*DATA EXTRACT*.

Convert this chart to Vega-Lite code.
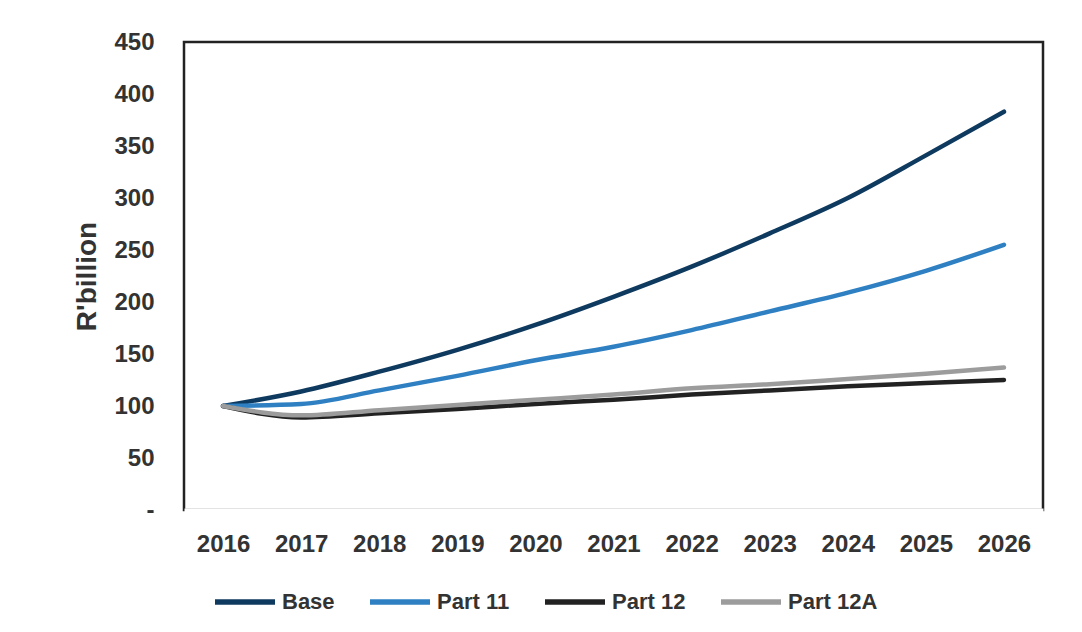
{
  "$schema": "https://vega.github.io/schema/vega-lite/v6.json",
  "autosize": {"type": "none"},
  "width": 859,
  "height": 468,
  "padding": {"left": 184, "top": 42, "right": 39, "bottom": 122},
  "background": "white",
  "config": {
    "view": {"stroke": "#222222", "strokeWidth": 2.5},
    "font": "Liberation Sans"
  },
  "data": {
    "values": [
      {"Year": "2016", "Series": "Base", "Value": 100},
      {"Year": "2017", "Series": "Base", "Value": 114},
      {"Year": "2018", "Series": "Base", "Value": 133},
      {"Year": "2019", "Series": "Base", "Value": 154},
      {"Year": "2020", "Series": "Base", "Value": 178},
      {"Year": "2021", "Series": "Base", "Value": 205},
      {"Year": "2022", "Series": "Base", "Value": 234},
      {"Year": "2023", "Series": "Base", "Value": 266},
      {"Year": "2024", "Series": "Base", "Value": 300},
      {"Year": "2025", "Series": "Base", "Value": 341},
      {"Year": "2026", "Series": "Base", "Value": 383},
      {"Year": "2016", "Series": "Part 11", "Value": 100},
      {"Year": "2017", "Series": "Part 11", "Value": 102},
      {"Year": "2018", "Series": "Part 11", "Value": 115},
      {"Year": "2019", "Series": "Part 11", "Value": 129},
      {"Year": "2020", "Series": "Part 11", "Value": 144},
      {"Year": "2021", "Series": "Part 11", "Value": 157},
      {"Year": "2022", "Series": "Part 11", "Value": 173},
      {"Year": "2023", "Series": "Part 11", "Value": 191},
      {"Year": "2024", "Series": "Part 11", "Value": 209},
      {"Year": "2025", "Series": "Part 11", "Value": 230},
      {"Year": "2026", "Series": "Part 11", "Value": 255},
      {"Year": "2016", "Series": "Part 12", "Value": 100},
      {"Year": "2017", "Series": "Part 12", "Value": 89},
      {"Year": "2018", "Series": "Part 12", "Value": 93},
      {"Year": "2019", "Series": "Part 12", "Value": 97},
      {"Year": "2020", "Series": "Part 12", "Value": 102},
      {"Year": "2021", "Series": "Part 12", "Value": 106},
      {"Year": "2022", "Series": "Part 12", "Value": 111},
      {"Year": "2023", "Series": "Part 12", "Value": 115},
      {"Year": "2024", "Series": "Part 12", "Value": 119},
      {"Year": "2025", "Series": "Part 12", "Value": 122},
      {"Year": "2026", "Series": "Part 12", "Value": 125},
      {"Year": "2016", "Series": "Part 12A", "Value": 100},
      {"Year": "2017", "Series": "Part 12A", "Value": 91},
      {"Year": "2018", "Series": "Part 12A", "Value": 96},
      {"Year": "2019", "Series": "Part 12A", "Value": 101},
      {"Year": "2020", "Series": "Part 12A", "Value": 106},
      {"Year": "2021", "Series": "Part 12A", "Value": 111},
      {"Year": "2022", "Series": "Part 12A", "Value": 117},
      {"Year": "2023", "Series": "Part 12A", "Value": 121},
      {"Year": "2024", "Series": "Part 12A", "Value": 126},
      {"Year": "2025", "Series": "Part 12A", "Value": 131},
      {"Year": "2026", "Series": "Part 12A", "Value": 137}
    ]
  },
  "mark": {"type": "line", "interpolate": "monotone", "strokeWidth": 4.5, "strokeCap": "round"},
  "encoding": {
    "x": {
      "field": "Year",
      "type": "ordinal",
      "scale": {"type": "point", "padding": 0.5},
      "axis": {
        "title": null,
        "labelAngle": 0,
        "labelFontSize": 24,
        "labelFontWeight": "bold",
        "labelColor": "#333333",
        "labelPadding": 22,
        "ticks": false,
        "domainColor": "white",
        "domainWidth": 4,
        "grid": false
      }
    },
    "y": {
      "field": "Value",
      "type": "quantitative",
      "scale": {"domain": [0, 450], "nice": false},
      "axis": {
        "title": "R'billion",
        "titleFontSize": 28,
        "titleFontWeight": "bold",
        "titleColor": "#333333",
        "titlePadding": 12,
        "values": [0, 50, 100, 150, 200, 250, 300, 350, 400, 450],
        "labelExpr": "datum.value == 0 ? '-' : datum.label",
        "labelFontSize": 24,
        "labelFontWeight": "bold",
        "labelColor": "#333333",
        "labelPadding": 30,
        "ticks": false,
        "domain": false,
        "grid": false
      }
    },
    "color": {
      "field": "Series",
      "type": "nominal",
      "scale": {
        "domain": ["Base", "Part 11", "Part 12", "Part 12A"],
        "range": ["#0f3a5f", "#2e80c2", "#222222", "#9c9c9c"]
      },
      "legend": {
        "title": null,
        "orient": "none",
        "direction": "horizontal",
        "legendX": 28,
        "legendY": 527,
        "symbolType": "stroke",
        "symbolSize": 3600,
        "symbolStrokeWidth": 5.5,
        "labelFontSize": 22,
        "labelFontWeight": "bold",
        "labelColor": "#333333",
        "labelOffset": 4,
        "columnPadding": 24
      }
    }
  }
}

*PROBLEM TO WORK ON*.
Your task is an exact transcription of all the data, minus the pictures.

*IN RESPONSE*.
Convert this chart to Vega-Lite code.
{
  "$schema": "https://vega.github.io/schema/vega-lite/v6.json",
  "autosize": {"type": "none"},
  "width": 859,
  "height": 468,
  "padding": {"left": 184, "top": 42, "right": 39, "bottom": 122},
  "background": "white",
  "config": {
    "view": {"stroke": "#222222", "strokeWidth": 2.5},
    "font": "Liberation Sans"
  },
  "data": {
    "values": [
      {"Year": "2016", "Series": "Base", "Value": 100},
      {"Year": "2017", "Series": "Base", "Value": 114},
      {"Year": "2018", "Series": "Base", "Value": 133},
      {"Year": "2019", "Series": "Base", "Value": 154},
      {"Year": "2020", "Series": "Base", "Value": 178},
      {"Year": "2021", "Series": "Base", "Value": 205},
      {"Year": "2022", "Series": "Base", "Value": 234},
      {"Year": "2023", "Series": "Base", "Value": 266},
      {"Year": "2024", "Series": "Base", "Value": 300},
      {"Year": "2025", "Series": "Base", "Value": 341},
      {"Year": "2026", "Series": "Base", "Value": 383},
      {"Year": "2016", "Series": "Part 11", "Value": 100},
      {"Year": "2017", "Series": "Part 11", "Value": 102},
      {"Year": "2018", "Series": "Part 11", "Value": 115},
      {"Year": "2019", "Series": "Part 11", "Value": 129},
      {"Year": "2020", "Series": "Part 11", "Value": 144},
      {"Year": "2021", "Series": "Part 11", "Value": 157},
      {"Year": "2022", "Series": "Part 11", "Value": 173},
      {"Year": "2023", "Series": "Part 11", "Value": 191},
      {"Year": "2024", "Series": "Part 11", "Value": 209},
      {"Year": "2025", "Series": "Part 11", "Value": 230},
      {"Year": "2026", "Series": "Part 11", "Value": 255},
      {"Year": "2016", "Series": "Part 12", "Value": 100},
      {"Year": "2017", "Series": "Part 12", "Value": 89},
      {"Year": "2018", "Series": "Part 12", "Value": 93},
      {"Year": "2019", "Series": "Part 12", "Value": 97},
      {"Year": "2020", "Series": "Part 12", "Value": 102},
      {"Year": "2021", "Series": "Part 12", "Value": 106},
      {"Year": "2022", "Series": "Part 12", "Value": 111},
      {"Year": "2023", "Series": "Part 12", "Value": 115},
      {"Year": "2024", "Series": "Part 12", "Value": 119},
      {"Year": "2025", "Series": "Part 12", "Value": 122},
      {"Year": "2026", "Series": "Part 12", "Value": 125},
      {"Year": "2016", "Series": "Part 12A", "Value": 100},
      {"Year": "2017", "Series": "Part 12A", "Value": 91},
      {"Year": "2018", "Series": "Part 12A", "Value": 96},
      {"Year": "2019", "Series": "Part 12A", "Value": 101},
      {"Year": "2020", "Series": "Part 12A", "Value": 106},
      {"Year": "2021", "Series": "Part 12A", "Value": 111},
      {"Year": "2022", "Series": "Part 12A", "Value": 117},
      {"Year": "2023", "Series": "Part 12A", "Value": 121},
      {"Year": "2024", "Series": "Part 12A", "Value": 126},
      {"Year": "2025", "Series": "Part 12A", "Value": 131},
      {"Year": "2026", "Series": "Part 12A", "Value": 137}
    ]
  },
  "mark": {"type": "line", "interpolate": "monotone", "strokeWidth": 4.5, "strokeCap": "round"},
  "encoding": {
    "x": {
      "field": "Year",
      "type": "ordinal",
      "scale": {"type": "point", "padding": 0.5},
      "axis": {
        "title": null,
        "labelAngle": 0,
        "labelFontSize": 24,
        "labelFontWeight": "bold",
        "labelColor": "#333333",
        "labelPadding": 22,
        "ticks": false,
        "domainColor": "white",
        "domainWidth": 4,
        "grid": false
      }
    },
    "y": {
      "field": "Value",
      "type": "quantitative",
      "scale": {"domain": [0, 450], "nice": false},
      "axis": {
        "title": "R'billion",
        "titleFontSize": 28,
        "titleFontWeight": "bold",
        "titleColor": "#333333",
        "titlePadding": 12,
        "values": [0, 50, 100, 150, 200, 250, 300, 350, 400, 450],
        "labelExpr": "datum.value == 0 ? '-' : datum.label",
        "labelFontSize": 24,
        "labelFontWeight": "bold",
        "labelColor": "#333333",
        "labelPadding": 30,
        "ticks": false,
        "domain": false,
        "grid": false
      }
    },
    "color": {
      "field": "Series",
      "type": "nominal",
      "scale": {
        "domain": ["Base", "Part 11", "Part 12", "Part 12A"],
        "range": ["#0f3a5f", "#2e80c2", "#222222", "#9c9c9c"]
      },
      "legend": {
        "title": null,
        "orient": "none",
        "direction": "horizontal",
        "legendX": 28,
        "legendY": 527,
        "symbolType": "stroke",
        "symbolSize": 3600,
        "symbolStrokeWidth": 5.5,
        "labelFontSize": 22,
        "labelFontWeight": "bold",
        "labelColor": "#333333",
        "labelOffset": 4,
        "columnPadding": 24
      }
    }
  }
}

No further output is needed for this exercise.